His defenders among my students said he was a hero, saving a work of art from certain ruin and enabling it to be seen again (the purchaser reportedly gave or sold the window to a Japanese museum). Or he was a good man, heart-broken to see something beautiful decay. Or he was an art-lover whose passion had overcome his reason. Several students pointed out that the window was, in effect, worthless before he restored it, and so the charge of grand larceny seemed inappropriate.

This particular student wanted to know what the man had done that was all that bad. After all, he hadn’t harmed anyone or anything. All he did was…yes, alas, a little “respiration work.”

We are left with the picture of a man crouched over a window, or kneeling before it, breathing on it. The breath of life, perhaps? Was he sighing, panting, gasping, holding his breath, blowing dust away? All of these would qualify as respiration work, I imagine. Hard to imagine how any of those activities would do much for a deteriorating stained-glass window, though. Could he have been some kind of “window whisperer”?

If she didn’t know the word “restoration,” and didn’t notice it used repeatedly on the assignment sheet and therefore feel compelled to look it up, surely she did already know the word “respiration.” Where was the internal editor that should have asked “BREATHING??? What does that have to do with it????” and driven her at least to reread the sheet? I am sure she did not mean “breathing,” in any of its forms. Even if he was INspired by Tiffany, the fact that he was REspiring at the time is totally beside any rational point.

The saddest part of the whole thing is that we did a lot of small-group work with the drafts of this essay. Unless “respiration” was a last-minute addition during the polishing of the final draft, more eyes than hers gazed upon it in its little sentence and noticed nothing amiss.

Or else perhaps someone in the peer process suggested the word? If that was the case, though, where (again) was my student’s internal editor to ask “Are you out of your mind?”

As for me, when I read the paper I laughed, shook my head, wrote “wrong word” in the margin, took a deep breath…and moved on.


“The artwork that was placed there for deceased loved ones was put there for a reason.”

My student is clearly indignant that the lover of graveyard art appropriated some objects from the cemeteries where he was employed.

I know she was indignant partly because the phrase “___ for a reason” is usually spoken in tones of indignation: “I told you not to touch the stove for a reason, Missy!” “I give homework for a reason, young man.” Implied is “for a very GOOD reason, and now you know, don’t you?”

And so I’m confident that indignation, rather than complete obliviousness, has produced this seemingly circular sentence. “For deceased loved ones” isn’t quite the reason the artwork was “placed there,” although it is perhaps the occasion, or the practical purpose.

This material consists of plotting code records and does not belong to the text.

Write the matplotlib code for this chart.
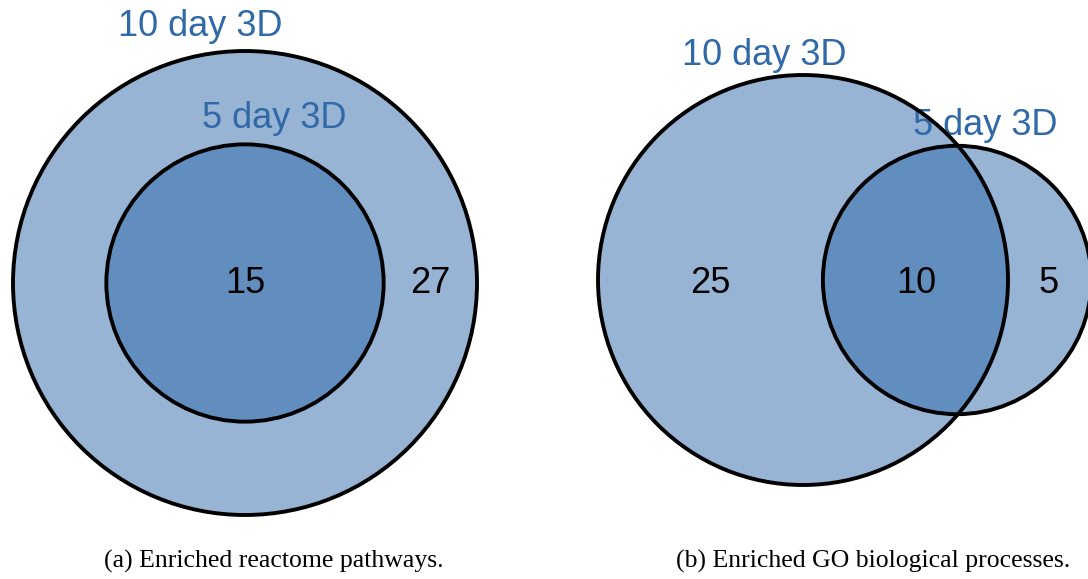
import numpy as np
import matplotlib
matplotlib.use("Agg")
import matplotlib.pyplot as plt
from matplotlib.patches import Circle

# set sizes (only / shared)
sets = ["10 day 3D", "5 day 3D"]
reactome_only10 = 27
reactome_shared = 15
go_only10 = 25
go_shared = 10
go_only5 = 5
captions = ["(a) Enriched reactome pathways.", "(b) Enriched GO biological processes."]

light = "#97b4d4"
dark = "#628ebf"
label_col = "#3069a8"


def lens_area(R, r, d):
    if d >= R + r:
        return 0.0
    if d <= abs(R - r):
        return np.pi * min(R, r) ** 2
    a1 = r * r * np.arccos((d * d + r * r - R * R) / (2 * d * r))
    a2 = R * R * np.arccos((d * d + R * R - r * r) / (2 * d * R))
    a3 = 0.5 * np.sqrt((-d + r + R) * (d + r - R) * (d - r + R) * (d + r + R))
    return a1 + a2 - a3


def solve_dist(R, r, target):
    lo, hi = abs(R - r), R + r
    for i in range(60):
        mid = (lo + hi) / 2
        if lens_area(R, r, mid) > target:
            lo = mid
        else:
            hi = mid
    return (lo + hi) / 2


fig = plt.figure(figsize=(10.88, 5.79), dpi=100)
ax = fig.add_axes([0, 0, 1, 1])
ax.set_xlim(0, 1088)
ax.set_ylim(579, 0)
ax.set_aspect("equal")
ax.axis("off")

lw = 2.8
fs = 26
sans = ["Liberation Sans", "DejaVu Sans"]


def label(x, y, s, color="black", z=6):
    ax.text(x, y, s, color=color, fontsize=fs, family=sans,
            ha="center", va="baseline", zorder=z)


# ---- panel a: nested circles
ca = (245, 283)
ka = 232 / np.sqrt(reactome_only10 + reactome_shared)
Ra = ka * np.sqrt(reactome_only10 + reactome_shared)
ra = ka * np.sqrt(reactome_shared)
ax.add_patch(Circle(ca, Ra, fc=light, ec="none", zorder=1))
ax.add_patch(Circle(ca, ra, fc=dark, ec="none", zorder=2))
ax.add_patch(Circle(ca, Ra, fc="none", ec="black", lw=lw, zorder=5))
ax.add_patch(Circle(ca, ra, fc="none", ec="black", lw=lw, zorder=5))
label(200, 36, sets[0], label_col, 4)
label(274, 128, sets[1], label_col, 4)
label(245, 293, str(reactome_shared))
label(430, 293, str(reactome_only10))

# ---- panel b: overlapping circles
cb = (803, 280)
tot10 = go_only10 + go_shared
tot5 = go_only5 + go_shared
kb = 205 / np.sqrt(tot10)
Rb = kb * np.sqrt(tot10)
rb = kb * np.sqrt(tot5)
d = solve_dist(Rb, rb, go_shared * kb * kb * np.pi)
c5 = (cb[0] + d, cb[1])
big = Circle(cb, Rb, fc=light, ec="none", zorder=1)
ax.add_patch(big)
ax.add_patch(Circle(c5, rb, fc=light, ec="none", zorder=1))
overlap = Circle(c5, rb, fc=dark, ec="none", zorder=2)
ax.add_patch(overlap)
overlap.set_clip_path(big)
ax.add_patch(Circle(cb, Rb, fc="none", ec="black", lw=lw, zorder=5))
ax.add_patch(Circle(c5, rb, fc="none", ec="black", lw=lw, zorder=5))
label(764, 65, sets[0], label_col, 4)
label(985, 135, sets[1], label_col, 4)
label(710, 293, str(go_only10))
label(916, 293, str(go_shared))
label(1049, 293, str(go_only5))

# captions
serif = ["Liberation Serif", "DejaVu Serif"]
ax.text(274, 568, captions[0], fontsize=18.5, family=serif, ha="center", va="baseline")
ax.text(873, 568, captions[1], fontsize=18.5, family=serif, ha="center", va="baseline")

fig.savefig("out.png", dpi=100)
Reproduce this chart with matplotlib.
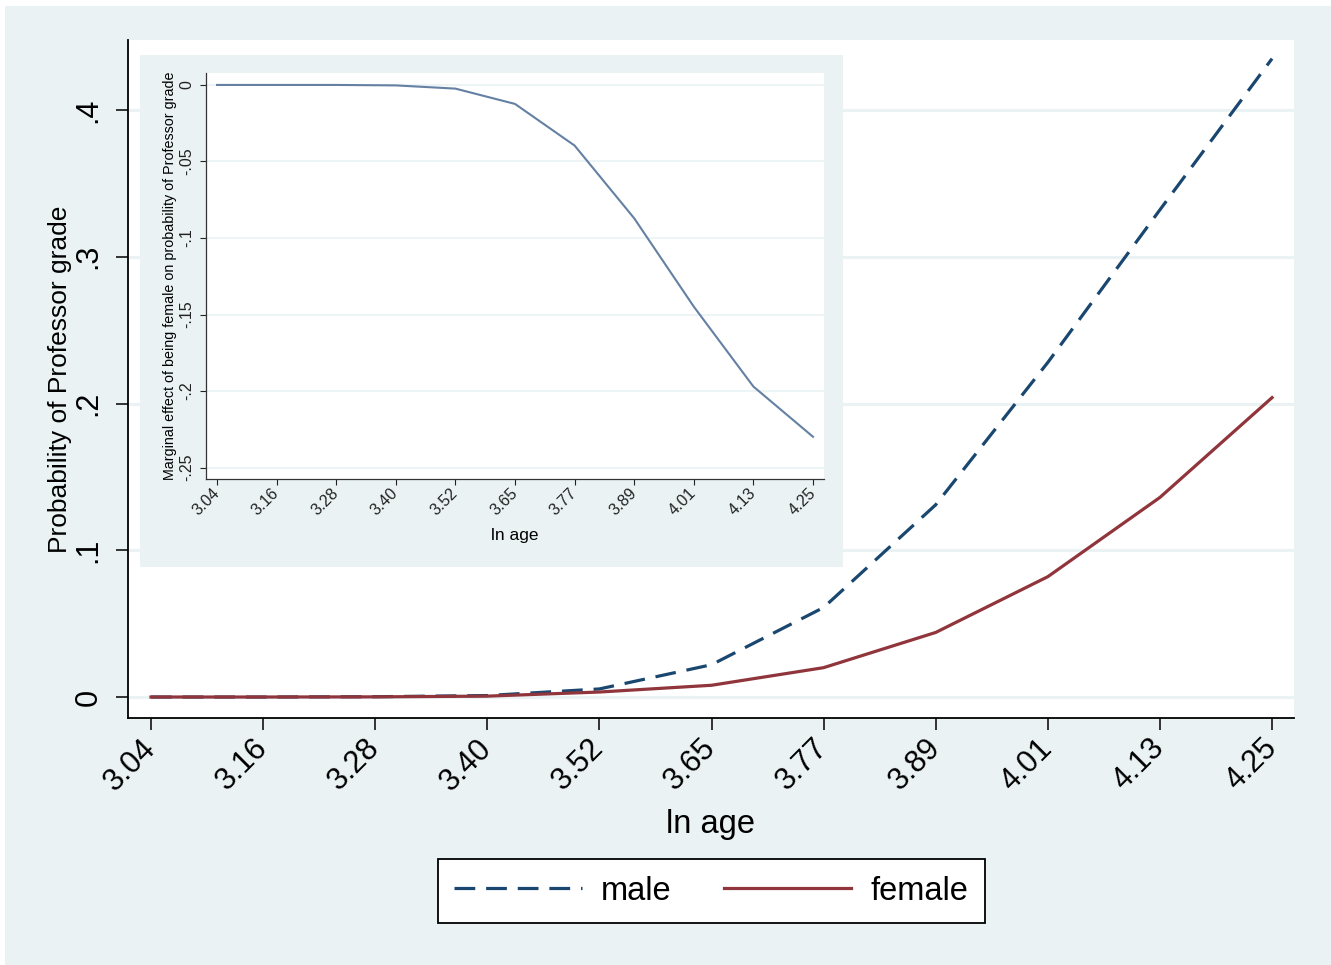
import matplotlib
matplotlib.use("Agg")
import matplotlib.pyplot as plt
from matplotlib.patches import Rectangle

plt.rcParams["font.family"] = ["Liberation Sans", "DejaVu Sans"]

# datos
age_labels = ["3.04", "3.16", "3.28", "3.40", "3.52", "3.65", "3.77", "3.89", "4.01", "4.13", "4.25"]
male = [0.0, 0.0, 0.0002, 0.001, 0.0055, 0.022, 0.061, 0.131, 0.228, 0.332, 0.435]
female = [0.0, 0.0, 0.0001, 0.0006, 0.0034, 0.008, 0.020, 0.044, 0.082, 0.136, 0.204]
marginal = [0.0, 0.0, 0.0, -0.0003, -0.0024, -0.0124, -0.0396, -0.0871, -0.1448, -0.197, -0.2298]

main_yticks = [0, 0.1, 0.2, 0.3, 0.4]
main_ylabels = ["0", ".1", ".2", ".3", ".4"]
inset_yticks = [0, -0.05, -0.1, -0.15, -0.2, -0.25]
inset_ylabels = ["0", "-.05", "-.1", "-.15", "-.2", "-.25"]

BG = "#EAF2F3"
NAVY = "#1A476F"
MAROON = "#90353B"
INSET_LINE = "#6480A2"

W, H = 1331, 965
fig = plt.figure(figsize=(W / 100, H / 100), dpi=100, facecolor="white")
fig.patches.append(Rectangle((5 / W, 0), 1 - 5 / W, 1 - 6 / H, transform=fig.transFigure,
                             facecolor=BG, edgecolor="none", zorder=0))

x = list(range(len(age_labels)))

# grafico principal
ax = fig.add_axes([128 / W, 1 - 718 / H, (1294 - 128) / W, (718 - 40) / H], zorder=1)
ax.set_facecolor("white")
for yv in main_yticks:
    ax.axhline(yv, color=BG, lw=2.2, zorder=0)
ax.plot(x, male, color=NAVY, lw=2.3, linestyle=(0, (6.5, 3.4)), label="male", zorder=3)
ax.plot(x, female, color=MAROON, lw=2.3, label="female", zorder=3)
ax.set_xlim(-0.205, 10.196)
ax.set_ylim(-0.0143, 0.4477)
for s in ["top", "right"]:
    ax.spines[s].set_visible(False)
for s in ["left", "bottom"]:
    ax.spines[s].set_linewidth(1.3)
ax.set_yticks(main_yticks)
ax.set_yticklabels(main_ylabels, rotation=90, va="center")
ax.set_xticks(x)
ax.set_xticklabels(age_labels, rotation=45, ha="right", va="center", rotation_mode="anchor")
ax.tick_params(axis="both", length=8.6, width=1.1, labelsize=22)
ax.tick_params(axis="y", pad=9)
ax.tick_params(axis="x", pad=10)
ax.set_ylabel("Probability of Professor grade", fontsize=19, labelpad=1)
ax.set_xlabel("ln age", fontsize=23.5, labelpad=9)

# caja gris del grafico insertado
box = fig.add_axes([140 / W, 1 - 567 / H, 703 / W, 512 / H], zorder=2)
box.set_facecolor(BG)
box.set_xticks([])
box.set_yticks([])
for s in box.spines.values():
    s.set_visible(False)

# grafico insertado
ins = fig.add_axes([206 / W, 1 - 479 / H, 618 / W, 406 / H], zorder=3)
ins.set_facecolor("white")
for yv in inset_yticks:
    ins.axhline(yv, color=BG, lw=1.2, zorder=0)
ins.plot(x, marginal, color=INSET_LINE, lw=1.5, zorder=3)
ins.set_xlim(-0.185, 10.185)
ins.set_ylim(-0.2574, 0.0078)
for s in ["top", "right"]:
    ins.spines[s].set_visible(False)
for s in ["left", "bottom"]:
    ins.spines[s].set_linewidth(0.9)
    ins.spines[s].set_color("#333333")
ins.set_yticks(inset_yticks)
ins.set_yticklabels(inset_ylabels, rotation=90, va="center")
ins.set_xticks(x)
ins.set_xticklabels(age_labels, rotation=45, ha="right", va="center", rotation_mode="anchor")
ins.tick_params(axis="both", length=4.3, width=0.8, labelsize=11.5, colors="#222222")
ins.tick_params(axis="y", pad=4)
ins.tick_params(axis="x", pad=4)
ins.set_ylabel("Marginal effect of being female on probability of Professor grade", fontsize=10.3, labelpad=2)
ins.set_xlabel("ln age", fontsize=12.5, labelpad=7)

# leyenda
leg = fig.legend(loc="center", bbox_to_anchor=(711.5 / W, 1 - 891 / H), ncol=2, fontsize=23.5,
                 frameon=True, fancybox=False, edgecolor="black", facecolor="white", framealpha=1,
                 handlelength=3.9, handletextpad=0.6, columnspacing=1.6, borderpad=0.5)
leg.get_frame().set_linewidth(1.3)

fig.savefig("out.png", dpi=100, facecolor=fig.get_facecolor())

In the case of the assignment, she’s discussing a Tiffany window that had graced a family mausoleum until, neglected and evidently forgotten by any remaining kin, the mausoleum lost part of its roof and the walls began to shift, and the window itself sagged out of its frame, its glass stress-cracked and its leading weather-softened. The art-lover removed the window, took it home and restored it, and then sold it to an antiques fence (and was caught in the trap set to catch the fence).

Once upon a time, the window was put into the mausoleum, and the mausoleum was “placed there” to house the beloved remains—that is, the mausoleum was “for” deceased loved ones, and the window was part of the edifice. Both window and mausoleum commemorated the dead. But, at least according to western belief, the dead weren’t likely to be able to admire the window or the handsome stone-and-mortar work; they weren’t likely to celebrate being laid on shelves instead of buried in the ground, either, or consciously bask in the pools of colored light. What, then, could the “reason” be for erecting a lovely little building and installing a window made by a famous (and fashionable) artist?

The reason must have been multidimensional: to honor the dead (not merely to deposit them); to comfort the surviving family that they had “done right by” their forebears; to console and delight survivors when they came to lay wreaths or to bring more company to the deceased; … and to impress passersby with the dignity and wealth of the family.

In the context of the story, one might question the success of the installation. The mausoleum was in what the news report called a “neglected corner” of the cemetery, where passersby would be unlikely. The tomb itself was in a state of neglect and decay, meaning that the family had died out, moved away, or just forgotten about it: at any rate, nobody was laying wreaths, adding new “loved ones,” or stopping in for some private grieving. Nobody among the living was enjoying the window as it inched toward disintegration. No aspect of the reason was being fulfilled.

If I had been writing the essay, I might have followed the sentence with a discussion that went in exactly that direction: for a reason, but the reason is long forgotten. I probably would have been sad rather than indignant, and I probably would have been arguing that the theft hurt no one and should not be prosecuted as a felony. I believe such a case can be made.

My student didn’t go in that direction, though. She wrote her statement, and then she put her figurative hands on her figurative hips and went on to argue that no one had the right to take the artwork away, since it had been put there “for a reason.” She didn’t go into the reason at all, and she didn’t meditate on the pitiless tooth of Time and the decay of all earthly things.

This was, after all, comp class, not lit or creative writing.

And because she did NOT go into the reason, I suggested in my comments that the sentence was somewhat circular (or self-reflective) and seemed to belabor the obvious rather than making a point.

If students would come to office hours, so many interesting conversations might occur! But at the end of a paper in a stack of 40 papers, a sentence or two in cursive (which I write but which many of my students seem unable to read) can’t do much. I write my comments for a reason, but I’m not sure that the reason is fulfilled.